Risotto is another food that has endless possibilities and one we never get tired of. Great for a quick dinner, it can be accomplished from start to finish in less than half an hour. When GMan and I were dating from a distance, Ma Bell was regularly utilized during the time it took to make a pot; in fact, GMan is the risotto pro around this house. Tonight I did the prep work, chilled the wine, and when the big guy got home from work we chatted about our day, had some laughs and planned our weekend while he stirred the pot.

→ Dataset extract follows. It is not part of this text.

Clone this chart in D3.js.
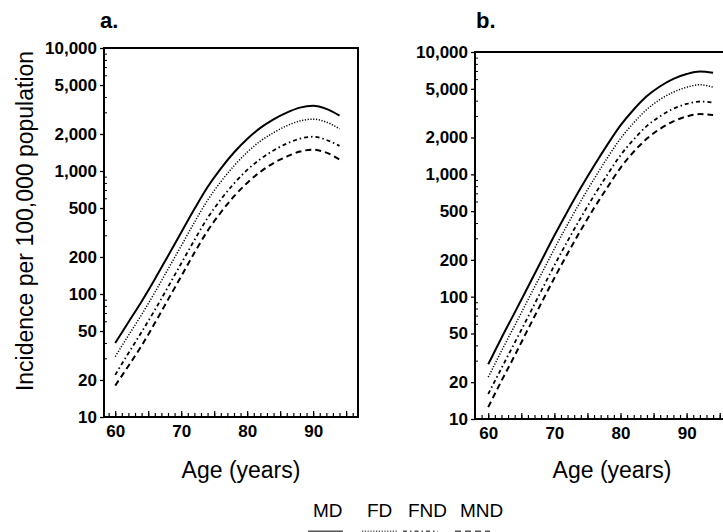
<!DOCTYPE html>
<html>
<head>
<meta charset="utf-8">
<script src="https://cdn.jsdelivr.net/npm/d3@7"></script>
<style>
  body { margin: 0; background: #fff; }
  svg { display: block; font-family: "Liberation Sans", Arial, sans-serif; }
</style>
</head>
<body>
<div id="chart"></div>
<script>
const ages = [60, 62, 64, 66, 68, 70, 72, 74, 76, 78, 80, 82, 84, 86, 88, 90, 92, 94];

// panel a
const aMD = [40, 59, 87, 132, 204, 316, 490, 741, 1047, 1413, 1820, 2240, 2630, 2985, 3275, 3390, 3200, 2820];
const aFD = [31, 46, 68, 103, 159, 246, 382, 578, 817, 1100, 1420, 1750, 2050, 2330, 2550, 2640, 2500, 2200];
const aFND = [22, 33, 49, 74, 114, 177, 274, 415, 586, 790, 1020, 1250, 1470, 1670, 1830, 1900, 1790, 1600];
const aMND = [18, 26, 38, 58, 90, 139, 216, 326, 460, 622, 800, 985, 1160, 1310, 1440, 1490, 1410, 1240];

// panel b
const bMD = [28, 46, 74, 120, 195, 316, 500, 776, 1175, 1740, 2510, 3390, 4365, 5250, 6030, 6600, 6920, 6760];
const bFD = [22, 36, 58, 94, 152, 246, 390, 605, 916, 1360, 1960, 2640, 3400, 4100, 4700, 5150, 5400, 5150];
const bFND = [16, 26, 42, 68, 111, 180, 285, 442, 670, 990, 1430, 1930, 2490, 2990, 3440, 3760, 3940, 3850];
const bMND = [12.5, 20.5, 33, 54, 88, 142, 225, 350, 530, 780, 1130, 1530, 1960, 2360, 2710, 2970, 3110, 3050];

const seriesNames = ["MD", "FD", "FND", "MND"];
const yTicks = [10, 20, 50, 100, 200, 500, 1000, 2000, 5000, 10000];
const xTicks = [60, 70, 80, 90];

// line style per series: solid, dotted, dash-dot, dashed
const styles = {
  MD: { dash: null, w: 2 },
  FD: { dash: "1.2,1.6", w: 1.5 },
  FND: { dash: "4,3,1.5,3", w: 1.8 },
  MND: { dash: "6,4", w: 2 },
};

const W = 723, H = 532;
const svg = d3.select("#chart").append("svg").attr("width", W).attr("height", H);

const panels = [
  { label: "a.", data: [aMD, aFD, aFND, aMND], left: 104, right: 358, top: 48, bottom: 417,
    xDom: [58.3, 96.8], labelX: 100, titleX: 241 },
  { label: "b.", data: [bMD, bFD, bFND, bMND], left: 475, right: 725, top: 52, bottom: 419,
    xDom: [58.0, 95.8], labelX: 476, titleX: 612 },
];

const minorY = [];
[10, 100, 1000].forEach((d) => {
  for (let k = 2; k <= 9; k++) if (k !== 2 && k !== 5) minorY.push(d * k);
});

panels.forEach((p) => {
  const x = d3.scaleLinear().domain(p.xDom).range([p.left, p.right]);
  const y = d3.scaleLog().domain([10, 10000]).range([p.bottom, p.top]);
  const g = svg.append("g");

  // frame
  g.append("rect")
    .attr("x", p.left).attr("y", p.top)
    .attr("width", p.right - p.left).attr("height", p.bottom - p.top)
    .attr("fill", "none").attr("stroke", "#000").attr("stroke-width", 2);

  // y axis major ticks + labels
  const yAxis = g.append("g")
    .attr("transform", `translate(${p.left},0)`)
    .call(d3.axisLeft(y).tickValues(yTicks).tickFormat(d3.format(",")).tickSize(4).tickPadding(3));
  yAxis.select(".domain").remove();
  yAxis.selectAll("text").style("font-size", "17px").style("font-weight", "bold").attr("fill", "#000");
  yAxis.selectAll("line").attr("stroke-width", 1.3);

  // y minor ticks (inward)
  const yMinor = g.append("g")
    .attr("transform", `translate(${p.left},0)`)
    .call(d3.axisLeft(y).tickValues(minorY).tickFormat("").tickSize(-3));
  yMinor.select(".domain").remove();

  // x axis labels
  const xAxis = g.append("g")
    .attr("transform", `translate(0,${p.bottom})`)
    .call(d3.axisBottom(x).tickValues(xTicks).tickSize(0).tickPadding(8));
  xAxis.select(".domain").remove();
  xAxis.selectAll("text").style("font-size", "17px").style("font-weight", "bold").attr("fill", "#000");

  // x ticks every year, inward
  const xMinor = g.append("g")
    .attr("transform", `translate(0,${p.bottom})`)
    .call(d3.axisBottom(x).tickValues(d3.range(59, 97)).tickFormat("").tickSize(-4));
  xMinor.select(".domain").remove();
  xMinor.selectAll("line").attr("stroke-width", 1.2);
  const xMid = g.append("g")
    .attr("transform", `translate(0,${p.bottom})`)
    .call(d3.axisBottom(x).tickValues(d3.range(60, 96, 5)).tickFormat("").tickSize(-6));
  xMid.select(".domain").remove();
  xMid.selectAll("line").attr("stroke-width", 1.2);

  // curves
  const line = d3.line()
    .x((d, i) => x(ages[i]))
    .y((d) => y(d))
    .curve(d3.curveMonotoneX);

  p.data.forEach((vals, i) => {
    const s = styles[seriesNames[i]];
    g.append("path")
      .datum(vals)
      .attr("d", line)
      .attr("fill", "none")
      .attr("stroke", "#000")
      .attr("stroke-width", s.w)
      .attr("stroke-dasharray", s.dash);
  });

  // panel label
  svg.append("text")
    .attr("x", p.labelX).attr("y", 28)
    .style("font-size", "22px").style("font-weight", "bold")
    .text(p.label);

  // x axis title
  svg.append("text")
    .attr("x", p.titleX).attr("y", 478)
    .attr("text-anchor", "middle")
    .style("font-size", "23px")
    .text("Age (years)");
});

// y axis title
svg.append("text")
  .attr("transform", "translate(33,221) rotate(-90)")
  .attr("text-anchor", "middle")
  .style("font-size", "23px")
  .text("Incidence per 100,000 population");

// legend
const legendX = [313, 367, 408, 460];
seriesNames.forEach((name, i) => {
  svg.append("text")
    .attr("x", legendX[i]).attr("y", 517)
    .style("font-size", "19px")
    .text(name);
  const s = styles[name];
  svg.append("line")
    .attr("x1", legendX[i] - 5).attr("x2", legendX[i] + 30)
    .attr("y1", 532).attr("y2", 532)
    .attr("stroke", "#555").attr("stroke-width", 3)
    .attr("stroke-dasharray", s.dash);
});
</script>
</body>
</html>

This recipe Download Basic Risotto is our favorite standard risotto, to which we added pre-cooked italian sausage, mushrooms and chopped fresh roma tomatoes. Please, use your imagination. You can make a basic risotto, then add asparagus, or seafood or both and it becomes a seafood risotto; or, roasted red peppers and pancetta; or, assorted diced fresh veggies; or, mushrooms and prosciutto; or, bacon and tomato - the sky's the limit. And good heavens, don't be intimidated. So you have to stand and stir a pan for 20 minutes - just pour yourself a glass of wine, turn up the music and give'er!
The time goes so quickly and it's amazing to see this rich, creamy dish come together from so few ingredients. If you ever have any leftovers, mix the cold risotto with an egg to bind it together, form into patties, and fry in a no-stick pan until brown and crispy for a quick delicious lunch or appetizer.